Today I am in Long Beach with my friend.  On this day before the first day of Spring, the temperature is perfect—the ideal blend of a cool, steady breeze against my skin balanced with the warming sensation of the sun!

We begin our walk on the Long Beach boardwalk.  As I observe the people, the beach, the water, I am excited about making my way to the sand.  It is just as I said while in Jamaica—I’d like to make walks on the beach a part of my daily life.  Today I get to live that intention; it’s more than a walk, it’s connecting with that inner beat that is my spirit, my soul, my inspiration. 

Long Beach is roughly 60 minutes from Manhattan by railway and this is my first trip—a mere 36 years since making New York my home. Along our walk are the remnants of last week’s Nor’easter including a wooden, trellis-like contraption (now visible due to the storm-induced beach erosion) that seems to stretch from the boardwalk to the rock formation at the edge of the beach. 

A flock of birds gathers at our feet; some glide on to the beach to perfect landings; still others soar like Jonathan Livingston Seagull.  From time to time as the water rinses the beach, we adjust our walking path just a little bit.  We neither resist nor complain when our sneakers get a little wet, we go with the flow of the ocean—an attitude I’ve learned is just as applicable to life.

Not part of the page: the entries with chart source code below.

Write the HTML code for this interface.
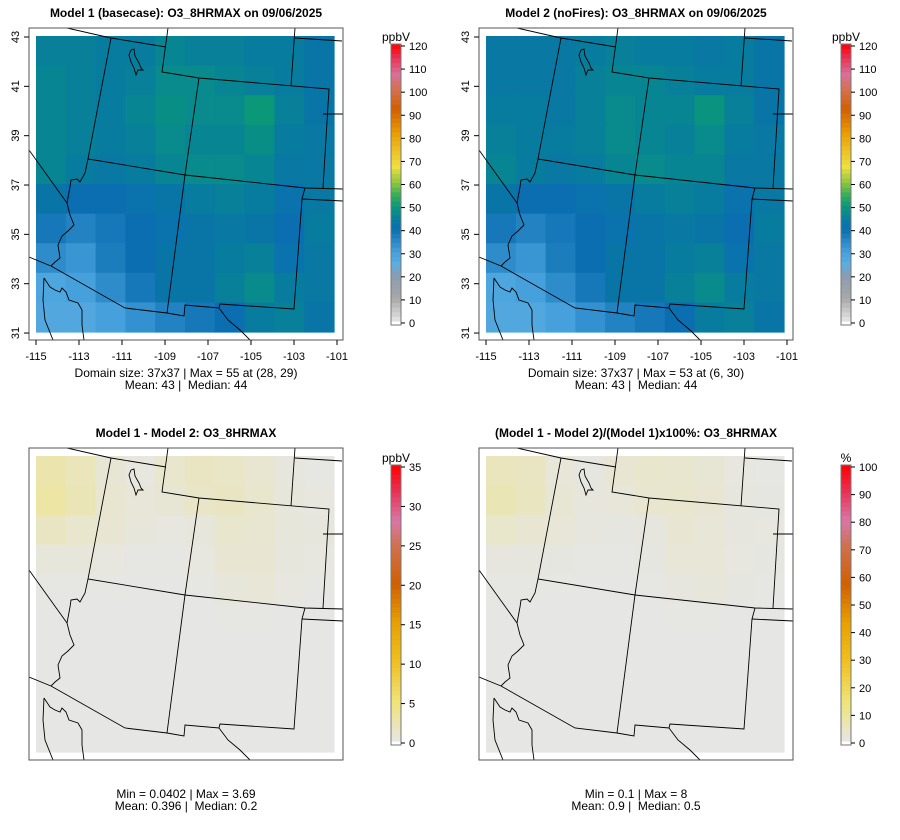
<!DOCTYPE html>
<html><head><meta charset="utf-8"><style>
html,body{margin:0;padding:0;background:#fff;}
svg{display:block;font-family:"Liberation Sans",sans-serif;}
text{white-space:pre;}
</style></head><body>
<svg id="root" width="900" height="840" viewBox="0 0 900 840">
<defs>
<g id="borders" fill="none" stroke="#000" stroke-width="0.9">
<polyline points="67,28 111,38 166,47"/>
<polyline points="168,28 162,72 199,78 329,89 323,188"/>
<polyline points="111,38 88,159 185,175 305,188 343,189"/>
<polyline points="199,78 185,175 167,313"/>
<polyline points="295,28 291,86"/>
<polyline points="295,38 342,41"/>
<polyline points="323,114 343,114"/>
<polyline points="302,199 343,201"/>
<polyline points="305,188 302,199 294,309 220,304 219,308 185,305 184,316 167,313 125,308 51,266 29,257"/>
<polyline points="29,150 67,203"/>
<polyline points="88,159 85,173 80,182 77,179 71,180 70,187 67,203 70,215 74,225 68,231 62,236 58,245 60,258 55,262 51,266"/>
<polyline points="219,308 228,320 240,330 250,340"/>
<polyline points="44,278 48,284 50,287 55,290 60,292 62,288 66,292 69,300 78,303 82,310 82,325 84,340"/>
<polyline points="44,278 43,300 45,320 53,340"/>
<polyline points="131,50 134,49 135,56 139,63 141,68 143,70 138,70 136,75 134,68 131,62 129,55 131,50"/>
</g>
<clipPath id="clipFrame"><rect x="29" y="28" width="314" height="312"/></clipPath>
</defs>
</svg>
<script>
// ---- data (10x10 coarse grids, north->south rows, west->east cols) ----
const model1 = [
[45,45,44,44,46,45,45,44,44,42],
[46,45,44,45,47,47,46,45,44,42],
[46,45,44,46,48,47,47,50,45,42],
[46,45,44,45,47,46,46,48,44,43],
[46,44,43,44,46,47,47,46,43,43],
[42,40,40,41,42,44,45,44,41,43],
[38,36,38,40,41,42,43,42,40,44],
[34,32,37,40,42,42,44,45,41,43],
[28,30,34,38,42,42,45,47,44,43],
[27,27,30,33,36,38,40,44,45,42]];
const model2 = [
[43,43,43,44,45,44,44,43,44,42],
[43,43,43,45,46,46,45,44,44,42],
[44,44,43,45,47,46,46,49,45,42],
[45,44,44,45,47,46,45,47,44,43],
[46,44,43,44,46,47,46,46,43,43],
[42,40,40,41,42,44,45,44,41,43],
[38,36,38,40,41,42,43,42,40,44],
[34,32,37,40,42,42,44,45,41,43],
[28,30,34,38,42,42,45,47,44,43],
[27,27,30,33,36,38,40,44,45,42]];
const diffVals = [
[2.6,2.0,0.8,0.3,1.2,1.6,1.4,1.0,0.4,0.2],
[3.0,2.2,1.0,0.6,0.8,1.4,1.6,1.2,0.5,0.3],
[1.6,1.2,0.9,0.5,0.3,0.5,1.2,1.0,0.5,0.4],
[0.5,0.5,0.3,0.2,0.2,0.3,0.9,0.9,0.4,0.3],
[0.2,0.2,0.2,0.1,0.1,0.2,0.5,0.7,0.3,0.2],
[0.1,0.1,0.1,0.1,0.1,0.1,0.2,0.2,0.1,0.1],
[0.1,0.1,0.1,0.1,0.1,0.1,0.1,0.1,0.1,0.1],
[0.1,0.1,0.1,0.1,0.1,0.1,0.1,0.1,0.1,0.1],
[0.1,0.1,0.1,0.1,0.1,0.1,0.1,0.1,0.1,0.1],
[0.1,0.1,0.1,0.1,0.1,0.1,0.1,0.1,0.1,0.1]];
const pctVals = [
[5.5,4.5,1.8,0.7,2.6,3.4,3.0,2.2,0.9,0.5],
[6.5,4.8,2.2,1.3,1.7,3.0,3.4,2.6,1.1,0.7],
[3.5,2.6,2.0,1.1,0.6,1.1,2.5,2.0,1.1,0.9],
[1.1,1.1,0.7,0.4,0.4,0.6,1.9,1.9,0.9,0.7],
[0.4,0.4,0.4,0.2,0.2,0.4,1.1,1.5,0.7,0.4],
[0.2,0.2,0.2,0.2,0.2,0.2,0.4,0.4,0.2,0.2],
[0.2,0.2,0.2,0.2,0.2,0.2,0.2,0.2,0.2,0.2],
[0.2,0.2,0.2,0.2,0.2,0.2,0.2,0.2,0.2,0.2],
[0.2,0.2,0.2,0.2,0.2,0.2,0.2,0.2,0.2,0.2],
[0.2,0.2,0.2,0.2,0.2,0.2,0.2,0.2,0.2,0.2]];
const lonTicks = [-115,-113,-111,-109,-107,-105,-103,-101];
const latTicks = [43,41,39,37,35,33,31];
const cbTicksO3 = [0,10,20,30,40,50,60,70,80,90,100,110,120];
const cbTicksDiff = [0,5,10,15,20,25,30,35];
const cbTicksPct = [0,10,20,30,40,50,60,70,80,90,100];

const NS='http://www.w3.org/2000/svg';
const root=document.getElementById('root');
function mk(tag,attrs,parent){const e=document.createElementNS(NS,tag);for(const k in attrs)e.setAttribute(k,attrs[k]);(parent||root).appendChild(e);return e;}
function hex(c){return [parseInt(c.slice(1,3),16),parseInt(c.slice(3,5),16),parseInt(c.slice(5,7),16)];}
function makeScale(stops){return v=>{if(v<=stops[0][0])return stops[0][1];for(let i=1;i<stops.length;i++){if(v<=stops[i][0]){const a=stops[i-1],b=stops[i];const t=(v-a[0])/(b[0]-a[0]);const ca=hex(a[1]),cb=hex(b[1]);return 'rgb('+ca.map((x,j)=>Math.round(x+(cb[j]-x)*t)).join(',')+')';}}return stops[stops.length-1][1];};}
const o3Color=makeScale([[0,'#e6e6e6'],[10,'#a8a8a8'],[20,'#8a9cb0'],[25,'#5aaee0'],[30,'#46a0dc'],[40,'#0a6eb0'],[45,'#08809a'],[50,'#0a9878'],[55,'#3aae58'],[60,'#8cc63e'],[67,'#eee040'],[75,'#ecbc20'],[82,'#e89a00'],[92,'#d25e00'],[100,'#d4704a'],[107,'#d8709a'],[114,'#e83458'],[120,'#ff0000']]);
function relScale(max){return makeScale([[0,'#e6e6e6'],[max*0.14,'#efe47a'],[max*0.29,'#f0c020'],[max*0.43,'#e8a000'],[max*0.57,'#d06000'],[max*0.71,'#d07050'],[max*0.8,'#d878a8'],[max*0.9,'#e83458'],[max,'#ff0000']]);}
const diffColor=relScale(35), pctColor=relScale(100);

function panel(ox,oy,name,grid,colorFn,title,axes,lines,cb){
  const g=mk('g',{transform:'translate('+ox+','+oy+')'});
  
  
  const t=mk('text',{x:186,y:17,'text-anchor':'middle','font-size':12,'font-weight':'bold'},g);
  
  
  t.textContent=title;
  const mx=36,my=36,mw=298,mh=296,n=grid.length,m=grid[0].length;
  const cells=mk('g',{},g);
  
  
  for(let r=0;r<n;r++)for(let c=0;c<m;c++){
    const x0=mx+c*mw/m,y0=my+r*mh/n;
    const rc=mk('rect',{x:x0.toFixed(2),y:y0.toFixed(2),width:(mw/m+0.6).toFixed(2),height:(mh/n+0.6).toFixed(2),fill:colorFn(grid[r][c])},cells);
    
    
  }
  const bg=mk('g',{'clip-path':'url(#clipFrame)'},g);
  const u=mk('use',{href:'#borders'},bg);
  
  
  const fr=mk('rect',{x:29,y:28,width:314,height:312,fill:'none',stroke:'#555','stroke-width':1},g);
  
  
  if(axes){
    const xs=lon=>36+(lon+115)*21.5, ys=lat=>37+(43-lat)*24.67;
    lonTicks.forEach(v=>{mk('line',{x1:xs(v),x2:xs(v),y1:340,y2:345,stroke:'#000'},g);
      const tx=mk('text',{x:xs(v),y:360,'text-anchor':'middle','font-size':11},g);
      
      
      tx.textContent=v;});
    latTicks.forEach(v=>{mk('line',{x1:24,x2:29,y1:ys(v),y2:ys(v),stroke:'#000'},g);
      const tx=mk('text',{x:0,y:0,'text-anchor':'middle','font-size':11,transform:'translate(19,'+ys(v)+') rotate(-90)'},g);
      
      
      tx.textContent=v;});
  }
  lines.forEach((s,i)=>{const tx=mk('text',{x:186,y:377+i*12,'text-anchor':'middle','font-size':12},g);
    
    
    tx.textContent=s;});
  const cbg=mk('g',{},g);
  
  
  const y0=cb.y0,y1=cb.y1,max=cb.max,steps=60;
  for(let i=0;i<steps;i++){const v=(i+0.5)/steps*max;
    mk('rect',{x:391,y:(y1-(i+1)/steps*(y1-y0)-cb.pad).toFixed(2),width:10,height:((y1-y0)/steps+0.6).toFixed(2),fill:cb.fn(v)},cbg);}
  mk('rect',{x:391,y:y0-cb.pad,width:10,height:y1-y0+2*cb.pad,fill:'none',stroke:'#777'},cbg);
  cb.ticks.forEach(v=>{const yy=y1-v/max*(y1-y0);
    mk('line',{x1:401,x2:405,y1:yy,y2:yy,stroke:'#000'},cbg);
    const tx=mk('text',{x:409,y:yy+4,'font-size':11},cbg);
    
    
    tx.textContent=v;});
  const ut=mk('text',{x:396,y:y0-cb.pad-3,'text-anchor':'middle','font-size':12},cbg);
  
  
  ut.textContent=cb.unit;
}
panel(0,0,'panel-model1',model1,o3Color,'Model 1 (basecase): O3_8HRMAX on 09/06/2025',true,
  ['Domain size: 37x37 | Max = 55 at (28, 29)','Mean: 43 |  Median: 44'],
  {y0:46,y1:323,max:120,fn:o3Color,ticks:cbTicksO3,unit:'ppbV',pad:2});
panel(450,0,'panel-model2',model2,o3Color,'Model 2 (noFires): O3_8HRMAX on 09/06/2025',true,
  ['Domain size: 37x37 | Max = 53 at (6, 30)','Mean: 43 |  Median: 44'],
  {y0:46,y1:323,max:120,fn:o3Color,ticks:cbTicksO3,unit:'ppbV',pad:2});
panel(0,420,'panel-difference',diffVals,diffColor,'Model 1 - Model 2: O3_8HRMAX',false,[],
  {y0:47,y1:323,max:35,fn:diffColor,ticks:cbTicksDiff,unit:'ppbV',pad:2});
panel(450,420,'panel-percent-difference',pctVals,pctColor,'(Model 1 - Model 2)/(Model 1)x100%: O3_8HRMAX',false,[],
  {y0:47,y1:323,max:100,fn:pctColor,ticks:cbTicksPct,unit:'%',pad:2});
[[186,'Min = 0.0402 | Max = 3.69','Mean: 0.396 |  Median: 0.2'],[636,'Min = 0.1 | Max = 8','Mean: 0.9 |  Median: 0.5']].forEach(d=>{
  [d[1],d[2]].forEach((s,i)=>{const tx=mk('text',{x:d[0],y:798+i*12,'text-anchor':'middle','font-size':12});
    
    
    tx.textContent=s;});
});
</script>
</body></html>
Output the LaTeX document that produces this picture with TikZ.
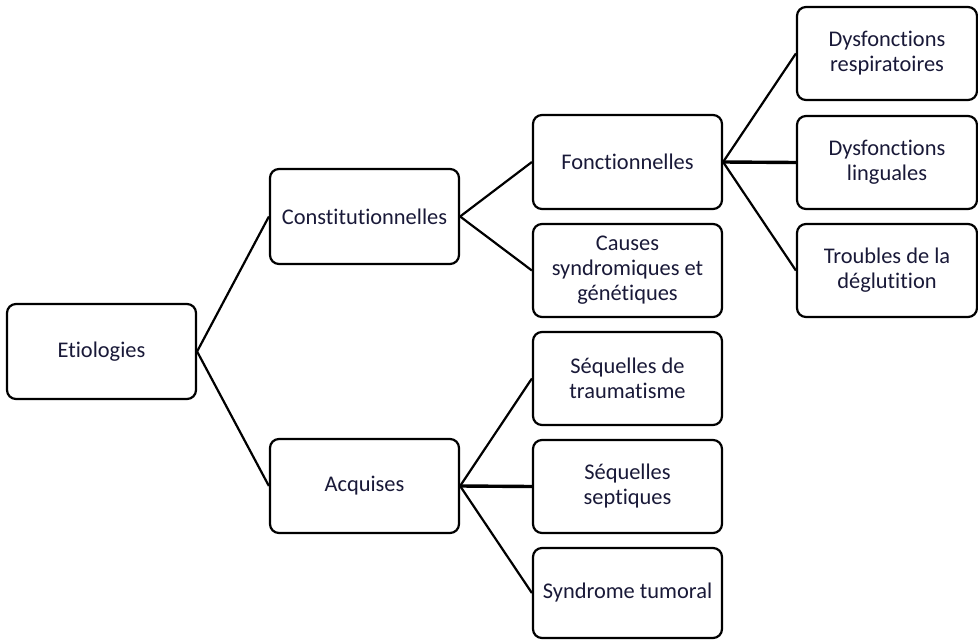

While we commune with the birds, we appreciate the rocks that sparkle after the incoming waves drench them.  We speak very little, allowing each other to experience the rhythm of the ocean.  I am so drawn to the water—whether it’s the ocean or the sea.  I can feel it in me whether I am in it, walking alongside it or thinking about it.  This connection reminds me of what President Kennedy spoke of in a speech he delivered at the America Cup races in Newport, Rhode Island in September 1962:

I really don’t know why it is that all of us are so committed to the sea, except I think it’s because in addition to the fact that the sea changes, and the light changes, and ships change, it’s because we all came from the sea. And it is an interesting biological fact that all of us have, in our veins the exact same percentage of salt in our blood that exists in the ocean, and, therefore, we have salt in our blood, in our sweat, in our tears. We are tied to the ocean. And when we go back to the sea — whether it is to sail or to watch it — we are going back from whence we came.